Nadmierna turystyka staje się problemem w całej Europie. Choć jest dopiero początek czerwca, większość włoskich miast pełna jest turystów. Z tłumami zmaga się m.in. Siena, gdzie wśród odwiedzających wiele jest wycieczek z Polski. Burmistrz podkreśla, że priorytetem jest pogodzenie potrzeb mieszkańców zatłoczonego centrum z tymi, jakie mają turyści.
Siena kontra tłumy turystów
- Również Siena zmaga się z problemem, wynikającym z masowej turystyki. U nas dotyczy on historycznego centrum, wpisanego na listę światowego dziedzictwa UNESCO. A najsłynniejsze zabytki znajdują się na bardzo ograniczonym terenie, to nie jest duży obszar - mówi Nicoletta Fabio.

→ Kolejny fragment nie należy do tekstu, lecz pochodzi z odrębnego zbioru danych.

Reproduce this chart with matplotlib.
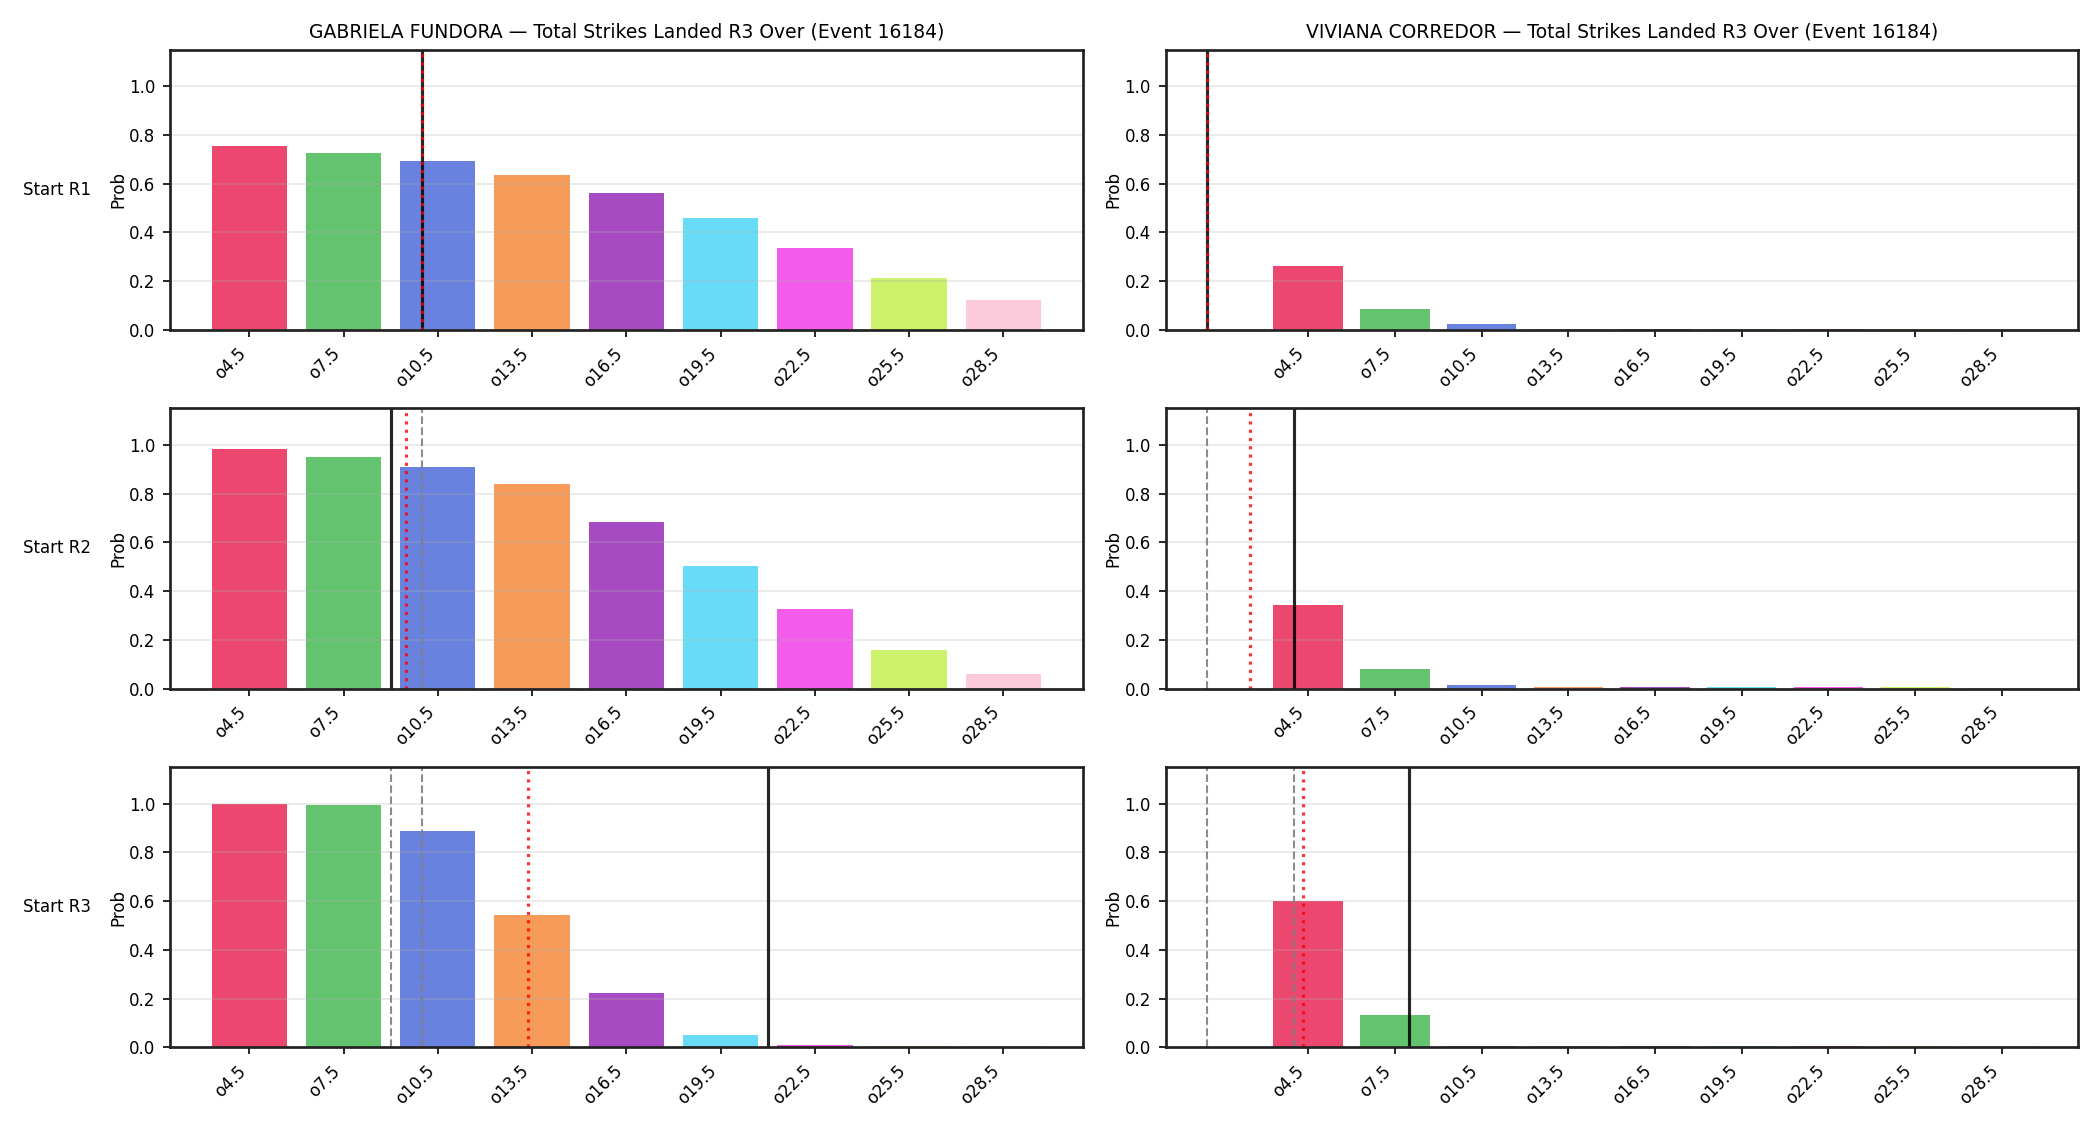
import numpy as np
import matplotlib
matplotlib.use("Agg")
import matplotlib.pyplot as plt

# --- data ---
LINES = [4.5, 7.5, 10.5, 13.5, 16.5, 19.5, 22.5, 25.5, 28.5]
TICK_LABELS = [f"o{v}" for v in LINES]
ROW_LABELS = ["Start R1", "Start R2", "Start R3"]
FIGHTERS = ["GABRIELA FUNDORA", "VIVIANA CORREDOR"]
MARKET = "Total Strikes Landed R3 Over (Event 16184)"

# over probabilities per start round
fundora_r1 = [0.755, 0.726, 0.693, 0.636, 0.562, 0.459, 0.336, 0.212, 0.122]
fundora_r2 = [0.982, 0.952, 0.911, 0.838, 0.682, 0.502, 0.326, 0.158, 0.060]
fundora_r3 = [0.997, 0.996, 0.886, 0.542, 0.223, 0.052, 0.008, 0.007, 0.006]
corredor_r1 = [0.262, 0.085, 0.023, 0.005, 0.005, 0.004, 0.005, 0.004, 0.002]
corredor_r2 = [0.342, 0.080, 0.016, 0.005, 0.006, 0.005, 0.006, 0.005, 0.004]
corredor_r3 = [0.599, 0.131, 0.007, 0.007, 0.007, 0.006, 0.007, 0.007, 0.006]

# reference markers: current (solid), projected (dotted)
fundora_current = [10, 9, 21]
fundora_proj = [10, 9.5, 13.36]
corredor_current = [1, 4, 8]
corredor_proj = [1, 2.5, 4.33]

COLORS = ["#e6194b", "#3cb44b", "#4363d8", "#f58231", "#911eb4",
          "#42d4f4", "#f032e6", "#bfef45", "#fabed4"]


def draw_panel(ax, probs, current, proj, previous):
    ax.bar(LINES, probs, width=2.4, color=COLORS, alpha=0.8)
    for p in previous:
        ax.axvline(p, color="gray", ls="--", lw=1.0, alpha=0.9)
    ax.axvline(current, color="k", lw=1.5, alpha=0.85)
    ax.axvline(proj, color="red", ls=":", lw=1.5, alpha=0.8)
    ax.set_ylim(0, 1.15)
    ax.set_xticks(LINES)
    ax.set_xticklabels(TICK_LABELS, rotation=45, ha="right", fontsize=8)
    ax.tick_params(axis="y", labelsize=8)
    ax.set_ylabel("Prob", fontsize=8, labelpad=1)
    ax.grid(axis="y", alpha=0.3)
    for s in ax.spines.values():
        s.set_linewidth(1.3)
        s.set_color("#222222")


def main():
    fig, axes = plt.subplots(3, 2, figsize=(14, 7.5), dpi=150)
    fig.subplots_adjust(left=0.081, right=0.9895, top=0.956, bottom=0.069,
                        wspace=0.091, hspace=0.28)

    data = [
        (fundora_r1, fundora_r2, fundora_r3, fundora_current, fundora_proj),
        (corredor_r1, corredor_r2, corredor_r3, corredor_current, corredor_proj),
    ]
    for col, (r1, r2, r3, cur, proj) in enumerate(data):
        rows = [r1, r2, r3]
        for row in range(3):
            ax = axes[row, col]
            draw_panel(ax, rows[row], cur[row], proj[row], cur[:row])
            if row == 0:
                ax.set_title(f"{FIGHTERS[col]} \u2014 {MARKET}", fontsize=9)
            if col == 0:
                ax.annotate(ROW_LABELS[row], xy=(-0.087, 0.5),
                            xycoords="axes fraction", ha="right",
                            va="center", fontsize=8)

    fig.savefig("out.png", dpi=150)
    plt.close()


if __name__ == "__main__":
    main()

Burmistrz podkreśliła, że oczywiście turyści są mile widziani w mieście, "ale niekiedy ich tłumy wywołują wrażenie całkowitego przepełnienia w okolicach centralnego Piazza del Campo i na sąsiednich uliczkach".
Dalsza część artykułu pod materiałem wideo
Sztuka podróżowania - DS4
Pytana o to, jakie działania podejmują w związku z tym władze miasta burmistrz odpowiedziała, że celem nie jest to, by zredukować liczbę turystów, ale poprawić jakość turystyki. - Aby to zrobić, trzeba postawić przede wszystkim na kulturę, na piękno, jakie mieliśmy szczęście odziedziczyć po naszych przodkach i to w jak najlepszy możliwy sposób oferować zwiedzającym - wylicza Fabio.
Dodała, że należy pokazać turystom, że Siena to także miasto uniwersyteckie, a jej pełne zabytków architektury centrum ma swoich mieszkańców. - To zadanie dla administracji każdego historycznego miasta: pogodzić potrzeby mieszkańców i turystów - powiedziała burmistrz Sieny.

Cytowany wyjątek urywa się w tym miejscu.